Stated problem =
Copy out the listing that follows, exactly, without its pictures.

Collected data =
§
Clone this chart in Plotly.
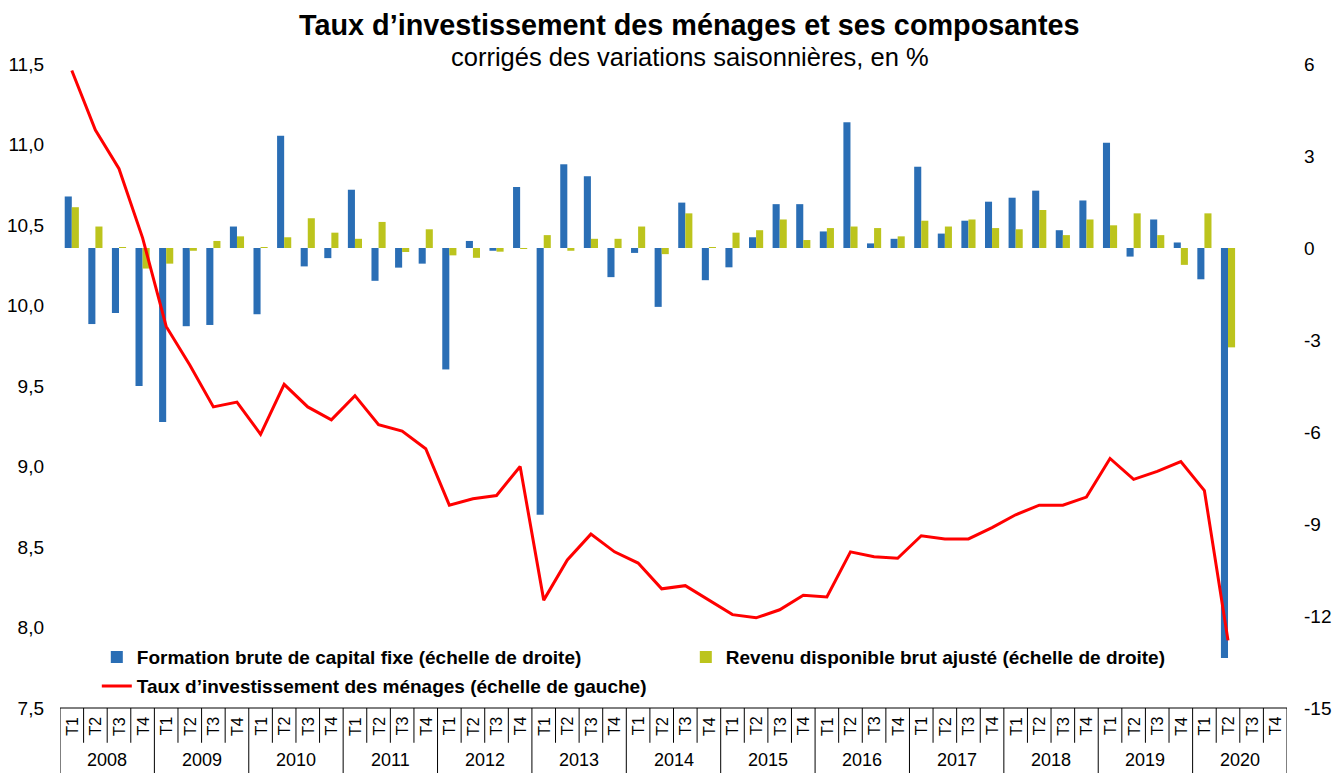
import plotly.graph_objects as go

# ---------------- data ----------------
years = [str(y) for y in range(2008, 2021)]
quarters = ["T1", "T2", "T3", "T4"]

# Formation brute de capital fixe (variation, %, échelle de droite)
fbcf = [1.68, -2.48, -2.12, -4.50,
        -5.67, -2.55, -2.51, 0.70,
        -2.16, 3.66, -0.60, -0.33,
        1.90, -1.07, -0.64, -0.51,
        -3.96, 0.23, -0.09, 1.99,
        -8.70, 2.73, 2.34, -0.95,
        -0.16, -1.92, 1.48, -1.05,
        -0.63, 0.35, 1.43, 1.43,
        0.54, 4.10, 0.15, 0.30,
        2.65, 0.47, 0.89, 1.51,
        1.64, 1.87, 0.58, 1.55,
        3.43, -0.28, 0.93, 0.18,
        -1.02, -13.37]

# Revenu disponible brut ajusté (variation, %, échelle de droite)
rdb = [1.33, 0.70, 0.02, -0.67,
       -0.51, -0.09, 0.23, 0.38,
       0.02, 0.35, 0.97, 0.50,
       0.30, 0.85, -0.13, 0.61,
       -0.24, -0.32, -0.12, -0.03,
       0.42, -0.09, 0.30, 0.30,
       0.70, -0.20, 1.13, 0.02,
       0.50, 0.58, 0.93, 0.26,
       0.65, 0.70, 0.65, 0.38,
       0.89, 0.70, 0.93, 0.65,
       0.61, 1.24, 0.42, 0.93,
       0.74, 1.13, 0.42, -0.55,
       1.13, -3.24]

# Taux d'investissement des ménages (%, échelle de gauche)
taux = [11.46, 11.09, 10.85, 10.42,
        9.87, 9.63, 9.37, 9.40,
        9.20, 9.51, 9.37, 9.29,
        9.44, 9.26, 9.22, 9.11,
        8.76, 8.80, 8.82, 9.00,
        8.17, 8.42, 8.58, 8.47,
        8.40, 8.24, 8.26, 8.17,
        8.08, 8.06, 8.11, 8.20,
        8.19, 8.47, 8.44, 8.43,
        8.57, 8.55, 8.55, 8.62,
        8.70, 8.76, 8.76, 8.81,
        9.05, 8.92, 8.97, 9.03,
        8.85, 7.92]

left_ticks = [7.5, 8.0, 8.5, 9.0, 9.5, 10.0, 10.5, 11.0, 11.5]
right_ticks = [6, 3, 0, -3, -6, -9, -12, -15]

title_text = "Taux d\u2019investissement des ménages et ses composantes"
subtitle_text = "corrigés des variations saisonnières, en %"
name_fbcf = "Formation brute de capital fixe (échelle de droite)"
name_rdb = "Revenu disponible brut ajusté (échelle de droite)"
name_taux = "Taux d\u2019investissement des ménages (échelle de gauche)"

# ---------------- figure ----------------
FONT = "Arial, Liberation Sans, sans-serif"
BLUE = "#2A6EB5"
GREEN = "#BCC41D"
RED = "#FF0000"

n_cat = len(years) * len(quarters)
x_data = list(range(len(fbcf)))

fig = go.Figure()
fig.add_trace(go.Bar(x=x_data, y=fbcf, name=name_fbcf, marker_color=BLUE,
                     marker_line_width=0, yaxis="y", legend="legend"))
fig.add_trace(go.Bar(x=x_data, y=rdb, name=name_rdb, marker_color=GREEN,
                     marker_line_width=0, yaxis="y", legend="legend"))
fig.add_trace(go.Scatter(x=list(range(len(taux))), y=taux, name=name_taux,
                         mode="lines", line=dict(color=RED, width=3),
                         yaxis="y2", legend="legend2"))

# category "table" under the plot
shapes = []
line_style = dict(color="black", width=1)
shapes.append(dict(type="line", xref="x", yref="paper", x0=-0.5, x1=n_cat - 0.5,
                   y0=0, y1=0, line=line_style))
for i in range(n_cat + 1):
    xb = i - 0.5
    is_year = (i % 4 == 0)
    shapes.append(dict(type="line", xref="x", yref="paper", x0=xb, x1=xb,
                       y0=0, y1=-0.12 if is_year else -0.054, line=line_style))

annotations = []
for yi, yr in enumerate(years):
    for qi, q in enumerate(quarters):
        idx = yi * 4 + qi
        annotations.append(dict(x=idx, y=-0.028, xref="x", yref="paper", text=q,
                                textangle=-90, showarrow=False,
                                font=dict(family=FONT, size=16, color="black"),
                                xanchor="center", yanchor="middle"))
    annotations.append(dict(x=yi * 4 + 1.5, y=-0.081, xref="x", yref="paper", text=yr,
                            showarrow=False, font=dict(family=FONT, size=18, color="black"),
                            xanchor="center", yanchor="middle"))

annotations.append(dict(x=0.5134, y=1.0606, xref="paper", yref="paper",
                        text="<b>" + title_text + "</b>", showarrow=False,
                        font=dict(family=FONT, size=28.8, color="black"),
                        xanchor="center", yanchor="middle"))
annotations.append(dict(x=0.5134, y=1.0109, xref="paper", yref="paper",
                        text=subtitle_text, showarrow=False,
                        font=dict(family=FONT, size=25.5, color="black"),
                        xanchor="center", yanchor="middle"))

fig.update_layout(
    width=1335, height=773,
    margin=dict(l=60, r=48, t=64, b=65, autoexpand=False),
    paper_bgcolor="white", plot_bgcolor="white",
    font=dict(family=FONT, size=19, color="black"),
    barmode="group", bargap=0.4, bargroupgap=0,
    showlegend=True,
    xaxis=dict(range=[-0.5, n_cat - 0.5], showticklabels=False, ticks="",
               showgrid=False, zeroline=False, showline=False, fixedrange=True,
               automargin=False),
    yaxis=dict(side="right", range=[-15, 6], tickvals=right_ticks,
               ticktext=[str(v) for v in right_ticks], showgrid=False,
               zeroline=False, showline=False, ticks="", ticklabelstandoff=16,
               automargin=False,
               tickfont=dict(family=FONT, size=19, color="black")),
    yaxis2=dict(side="left", overlaying="y", range=[7.5, 11.5], tickvals=left_ticks,
                ticktext=[f"{v:.1f}".replace(".", ",") for v in left_ticks],
                showgrid=False, zeroline=False, showline=False, ticks="",
                ticklabelstandoff=15, automargin=False,
                tickfont=dict(family=FONT, size=19, color="black")),
    legend=dict(orientation="h", x=0.030, y=0.079, xanchor="left", yanchor="middle",
                entrywidth=544, bgcolor="rgba(0,0,0,0)",
                font=dict(family=FONT, size=19, color="black", weight="bold"),
                traceorder="normal"),
    legend2=dict(orientation="h", x=0.030, y=0.034, xanchor="left", yanchor="middle",
                 bgcolor="rgba(0,0,0,0)",
                 font=dict(family=FONT, size=19, color="black", weight="bold")),
    shapes=shapes,
    annotations=annotations,
)

fig.write_html("out.html", config={"displayModeBar": False},
               post_script="document.body.style.margin='0px';document.body.style.overflow='hidden';")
§
Reply to the exercise =
Clone this chart in Plotly.
import plotly.graph_objects as go

# ---------------- data ----------------
years = [str(y) for y in range(2008, 2021)]
quarters = ["T1", "T2", "T3", "T4"]

# Formation brute de capital fixe (variation, %, échelle de droite)
fbcf = [1.68, -2.48, -2.12, -4.50,
        -5.67, -2.55, -2.51, 0.70,
        -2.16, 3.66, -0.60, -0.33,
        1.90, -1.07, -0.64, -0.51,
        -3.96, 0.23, -0.09, 1.99,
        -8.70, 2.73, 2.34, -0.95,
        -0.16, -1.92, 1.48, -1.05,
        -0.63, 0.35, 1.43, 1.43,
        0.54, 4.10, 0.15, 0.30,
        2.65, 0.47, 0.89, 1.51,
        1.64, 1.87, 0.58, 1.55,
        3.43, -0.28, 0.93, 0.18,
        -1.02, -13.37]

# Revenu disponible brut ajusté (variation, %, échelle de droite)
rdb = [1.33, 0.70, 0.02, -0.67,
       -0.51, -0.09, 0.23, 0.38,
       0.02, 0.35, 0.97, 0.50,
       0.30, 0.85, -0.13, 0.61,
       -0.24, -0.32, -0.12, -0.03,
       0.42, -0.09, 0.30, 0.30,
       0.70, -0.20, 1.13, 0.02,
       0.50, 0.58, 0.93, 0.26,
       0.65, 0.70, 0.65, 0.38,
       0.89, 0.70, 0.93, 0.65,
       0.61, 1.24, 0.42, 0.93,
       0.74, 1.13, 0.42, -0.55,
       1.13, -3.24]

# Taux d'investissement des ménages (%, échelle de gauche)
taux = [11.46, 11.09, 10.85, 10.42,
        9.87, 9.63, 9.37, 9.40,
        9.20, 9.51, 9.37, 9.29,
        9.44, 9.26, 9.22, 9.11,
        8.76, 8.80, 8.82, 9.00,
        8.17, 8.42, 8.58, 8.47,
        8.40, 8.24, 8.26, 8.17,
        8.08, 8.06, 8.11, 8.20,
        8.19, 8.47, 8.44, 8.43,
        8.57, 8.55, 8.55, 8.62,
        8.70, 8.76, 8.76, 8.81,
        9.05, 8.92, 8.97, 9.03,
        8.85, 7.92]

left_ticks = [7.5, 8.0, 8.5, 9.0, 9.5, 10.0, 10.5, 11.0, 11.5]
right_ticks = [6, 3, 0, -3, -6, -9, -12, -15]

title_text = "Taux d\u2019investissement des ménages et ses composantes"
subtitle_text = "corrigés des variations saisonnières, en %"
name_fbcf = "Formation brute de capital fixe (échelle de droite)"
name_rdb = "Revenu disponible brut ajusté (échelle de droite)"
name_taux = "Taux d\u2019investissement des ménages (échelle de gauche)"

# ---------------- figure ----------------
FONT = "Arial, Liberation Sans, sans-serif"
BLUE = "#2A6EB5"
GREEN = "#BCC41D"
RED = "#FF0000"

n_cat = len(years) * len(quarters)
x_data = list(range(len(fbcf)))

fig = go.Figure()
fig.add_trace(go.Bar(x=x_data, y=fbcf, name=name_fbcf, marker_color=BLUE,
                     marker_line_width=0, yaxis="y", legend="legend"))
fig.add_trace(go.Bar(x=x_data, y=rdb, name=name_rdb, marker_color=GREEN,
                     marker_line_width=0, yaxis="y", legend="legend"))
fig.add_trace(go.Scatter(x=list(range(len(taux))), y=taux, name=name_taux,
                         mode="lines", line=dict(color=RED, width=3),
                         yaxis="y2", legend="legend2"))

# category "table" under the plot
shapes = []
line_style = dict(color="black", width=1)
shapes.append(dict(type="line", xref="x", yref="paper", x0=-0.5, x1=n_cat - 0.5,
                   y0=0, y1=0, line=line_style))
for i in range(n_cat + 1):
    xb = i - 0.5
    is_year = (i % 4 == 0)
    shapes.append(dict(type="line", xref="x", yref="paper", x0=xb, x1=xb,
                       y0=0, y1=-0.12 if is_year else -0.054, line=line_style))

annotations = []
for yi, yr in enumerate(years):
    for qi, q in enumerate(quarters):
        idx = yi * 4 + qi
        annotations.append(dict(x=idx, y=-0.028, xref="x", yref="paper", text=q,
                                textangle=-90, showarrow=False,
                                font=dict(family=FONT, size=16, color="black"),
                                xanchor="center", yanchor="middle"))
    annotations.append(dict(x=yi * 4 + 1.5, y=-0.081, xref="x", yref="paper", text=yr,
                            showarrow=False, font=dict(family=FONT, size=18, color="black"),
                            xanchor="center", yanchor="middle"))

annotations.append(dict(x=0.5134, y=1.0606, xref="paper", yref="paper",
                        text="<b>" + title_text + "</b>", showarrow=False,
                        font=dict(family=FONT, size=28.8, color="black"),
                        xanchor="center", yanchor="middle"))
annotations.append(dict(x=0.5134, y=1.0109, xref="paper", yref="paper",
                        text=subtitle_text, showarrow=False,
                        font=dict(family=FONT, size=25.5, color="black"),
                        xanchor="center", yanchor="middle"))

fig.update_layout(
    width=1335, height=773,
    margin=dict(l=60, r=48, t=64, b=65, autoexpand=False),
    paper_bgcolor="white", plot_bgcolor="white",
    font=dict(family=FONT, size=19, color="black"),
    barmode="group", bargap=0.4, bargroupgap=0,
    showlegend=True,
    xaxis=dict(range=[-0.5, n_cat - 0.5], showticklabels=False, ticks="",
               showgrid=False, zeroline=False, showline=False, fixedrange=True,
               automargin=False),
    yaxis=dict(side="right", range=[-15, 6], tickvals=right_ticks,
               ticktext=[str(v) for v in right_ticks], showgrid=False,
               zeroline=False, showline=False, ticks="", ticklabelstandoff=16,
               automargin=False,
               tickfont=dict(family=FONT, size=19, color="black")),
    yaxis2=dict(side="left", overlaying="y", range=[7.5, 11.5], tickvals=left_ticks,
                ticktext=[f"{v:.1f}".replace(".", ",") for v in left_ticks],
                showgrid=False, zeroline=False, showline=False, ticks="",
                ticklabelstandoff=15, automargin=False,
                tickfont=dict(family=FONT, size=19, color="black")),
    legend=dict(orientation="h", x=0.030, y=0.079, xanchor="left", yanchor="middle",
                entrywidth=544, bgcolor="rgba(0,0,0,0)",
                font=dict(family=FONT, size=19, color="black", weight="bold"),
                traceorder="normal"),
    legend2=dict(orientation="h", x=0.030, y=0.034, xanchor="left", yanchor="middle",
                 bgcolor="rgba(0,0,0,0)",
                 font=dict(family=FONT, size=19, color="black", weight="bold")),
    shapes=shapes,
    annotations=annotations,
)

fig.write_html("out.html", config={"displayModeBar": False},
               post_script="document.body.style.margin='0px';document.body.style.overflow='hidden';")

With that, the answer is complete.